Die Gema ist alarmiert. In diesem Bereich sei es schwierig, eine Harmonisierung zu erreichen, sagte eine Sprecherin dem Freitag. Trotzdem wolle man den Prozess "konstruktiv begleiten". Noch in diesem Jahr wolle die Gema Diskussionsveranstaltungen in Berlin und Brüssel abhalten, die sich mit der geplanten EU-Richtlinie auseinandersetzen.

Eine Ratifizierung ist nicht allzu bald zu erwarten. Zwar gibt es schon einen ausformulierten Entwurf, aber bisher haben sich weder der Ministerrat noch das Europäische Parlament damit abschließend beschäftigt. Beide Instanzen können noch Änderungen einbringen.

Während die Brüsseler Bürokratie langsam in die Gänge kommt, ist in Deutschland gewissermaßen von unten eine Initiative mit eigenen Ideen an die Öffentlichkeit getreten. Unter dem Kürzel C3S soll eine nicht gewinnorientierte Verwertungsgesellschaft mit Ablegern in allen europäischen Ländern gegründet werden, die Cultural Commons Collecting Society. Sie richtet sich an Künstler, die ihre Werke unter Creative-Commons-Lizenzen stellen, aber finanziell trotzdem von ihrer Arbeit profitieren möchten.

Alles für die Kleinen

Transparenz, Flexibilität und Innovation sollen die Kernelemente von C3S sein. So soll jedes Mitglied selbst entscheiden können für welche seiner Werke die C3S die Verwertung übernimmt. Bei der Gema ist es nur möglich ganze Lizenztypen - etwa „online“ oder „live“ - auszuklammern. Die Vergütung soll sich vor allem an den Belangen gering verdienender Künstler orientieren. Bis zu einem noch zu definierenden Schwellenwert - im Gespräch sind 500 bis 1.000 Euro - erhält der Urheber 100 Prozent der Einnahmen. Erst bei höheren Beträgen‚ zweigt die C3S einen Anteil für sich und ihrem Betrieb ab. Je höher die Einnahmen des Künstlers, desto schneller soll der prozentuale C3S-Anteil steigen.

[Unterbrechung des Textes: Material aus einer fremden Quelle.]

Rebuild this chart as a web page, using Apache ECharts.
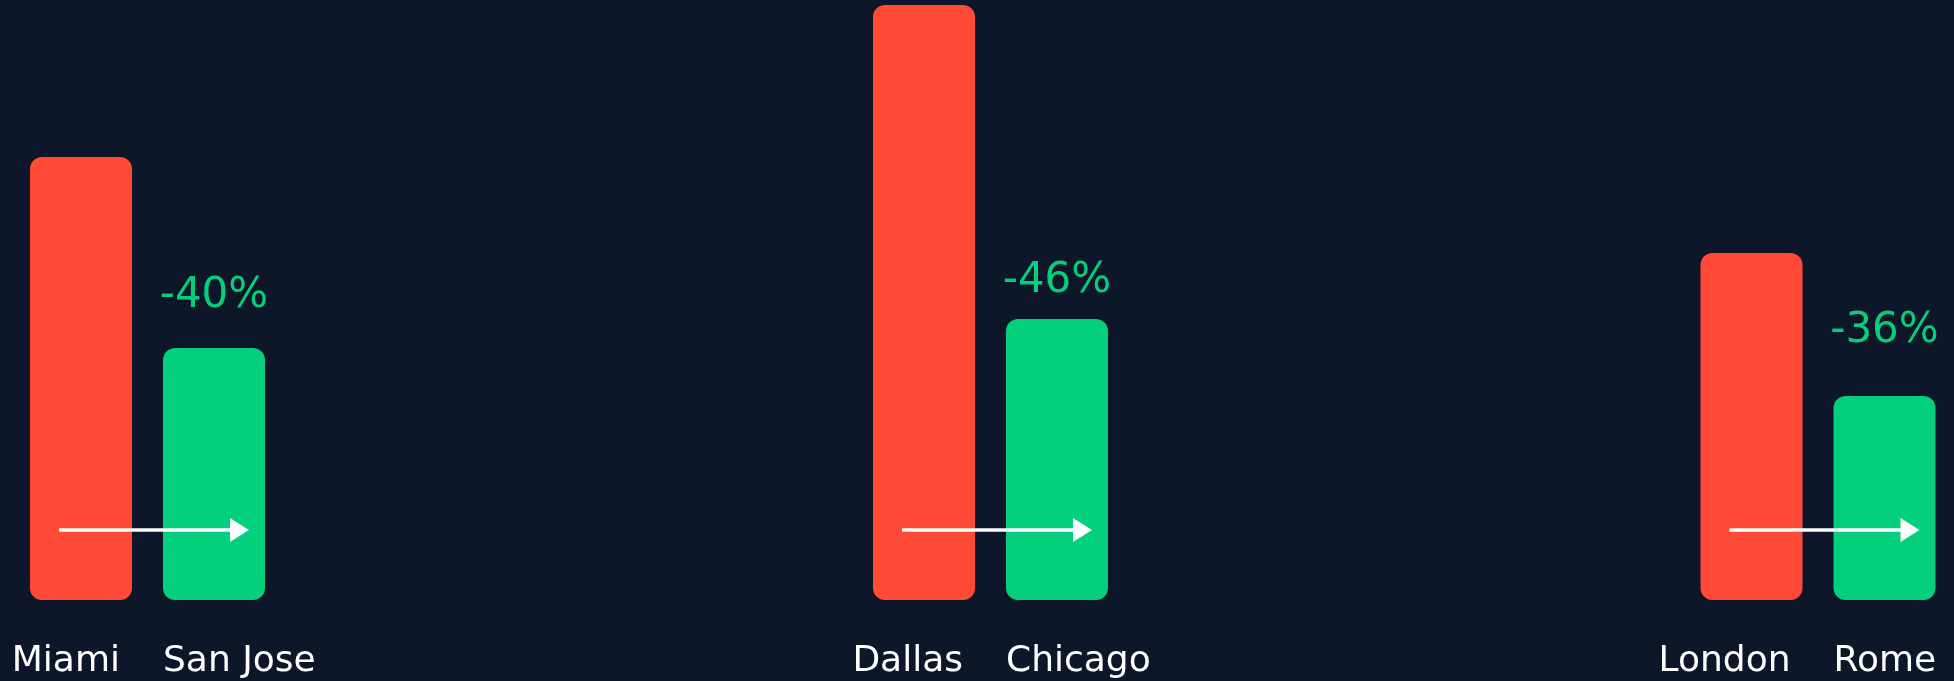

Für die Realisierung des Projekts sind noch einige bürokratische Hürden zu nehmen. Bis zum Spätherbst wollen die Initiatoren die Organisation ins Leben rufen. Anfang 2013 dann möchten sie einen Antrag auf Zulassung als Verwertungsgesellschaft beim deutschen Patent- und Markenamt stellen. Bisher fehlen noch das Startkapital von etwa 30.000 Euro, sowie ein ausreichend großer Stamm an Gründungsmitgliedern.

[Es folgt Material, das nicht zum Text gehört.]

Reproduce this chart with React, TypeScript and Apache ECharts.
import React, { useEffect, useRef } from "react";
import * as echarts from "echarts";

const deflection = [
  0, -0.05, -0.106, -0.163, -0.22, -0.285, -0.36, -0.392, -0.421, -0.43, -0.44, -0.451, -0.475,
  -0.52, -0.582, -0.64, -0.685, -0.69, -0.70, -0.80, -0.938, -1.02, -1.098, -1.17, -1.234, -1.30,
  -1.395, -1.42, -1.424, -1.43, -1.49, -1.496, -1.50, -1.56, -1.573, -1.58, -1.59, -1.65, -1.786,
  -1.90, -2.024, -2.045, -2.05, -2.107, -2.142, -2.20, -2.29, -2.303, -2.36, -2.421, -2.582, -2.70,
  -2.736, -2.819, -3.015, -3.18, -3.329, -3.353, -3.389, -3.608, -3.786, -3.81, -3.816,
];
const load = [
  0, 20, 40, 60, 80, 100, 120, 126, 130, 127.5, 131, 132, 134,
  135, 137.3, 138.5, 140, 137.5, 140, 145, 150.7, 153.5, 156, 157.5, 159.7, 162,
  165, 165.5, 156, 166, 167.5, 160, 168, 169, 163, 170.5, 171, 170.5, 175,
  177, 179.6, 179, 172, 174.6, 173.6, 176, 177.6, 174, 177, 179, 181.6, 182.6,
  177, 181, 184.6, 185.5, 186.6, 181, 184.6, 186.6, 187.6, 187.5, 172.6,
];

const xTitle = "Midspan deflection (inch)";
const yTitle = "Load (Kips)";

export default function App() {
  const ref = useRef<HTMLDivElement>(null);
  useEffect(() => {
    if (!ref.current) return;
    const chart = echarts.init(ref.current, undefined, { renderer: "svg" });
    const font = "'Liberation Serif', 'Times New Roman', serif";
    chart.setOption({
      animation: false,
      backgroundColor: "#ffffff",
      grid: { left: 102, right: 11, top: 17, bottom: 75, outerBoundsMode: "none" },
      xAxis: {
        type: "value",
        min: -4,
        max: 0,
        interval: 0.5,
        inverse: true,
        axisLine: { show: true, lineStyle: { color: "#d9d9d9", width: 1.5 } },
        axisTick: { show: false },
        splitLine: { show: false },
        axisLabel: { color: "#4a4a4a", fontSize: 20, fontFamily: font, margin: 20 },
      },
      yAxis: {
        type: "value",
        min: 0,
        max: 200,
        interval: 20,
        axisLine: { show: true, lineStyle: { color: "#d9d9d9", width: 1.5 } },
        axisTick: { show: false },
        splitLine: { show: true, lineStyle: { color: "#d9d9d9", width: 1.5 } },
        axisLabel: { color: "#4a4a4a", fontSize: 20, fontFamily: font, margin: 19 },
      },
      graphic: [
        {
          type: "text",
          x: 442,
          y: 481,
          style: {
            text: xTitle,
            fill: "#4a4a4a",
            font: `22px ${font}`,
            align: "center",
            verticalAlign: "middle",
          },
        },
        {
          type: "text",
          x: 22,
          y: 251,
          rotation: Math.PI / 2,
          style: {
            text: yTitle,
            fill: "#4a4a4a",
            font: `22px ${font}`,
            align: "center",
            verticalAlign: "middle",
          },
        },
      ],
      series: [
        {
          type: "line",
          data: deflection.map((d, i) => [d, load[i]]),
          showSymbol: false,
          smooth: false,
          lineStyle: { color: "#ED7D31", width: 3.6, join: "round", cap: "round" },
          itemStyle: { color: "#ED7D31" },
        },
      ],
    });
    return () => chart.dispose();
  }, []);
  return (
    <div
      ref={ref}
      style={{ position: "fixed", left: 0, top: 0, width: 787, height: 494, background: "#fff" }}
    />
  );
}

C3S-Mitbegründer Wolfgang Senges will zunächst 1.000 Urheber zusammentrommeln. Namen beteiligter Künstler nennt er bisher nicht, Gespräche liefen aber bereits. Ungeklärt ist noch das Zusammenspiel von C3S und der geplanten EU-Richtlinie. Prinzipiell begrüßt Wolfgang Senges den Vorstoß des EU-Kommissars, letztlich bleibe aber abzuwarten, ob die verabschiedete Richtlinie wirklich Chancengleichheit für Verwertungsgesellschaften in Europa schaffe.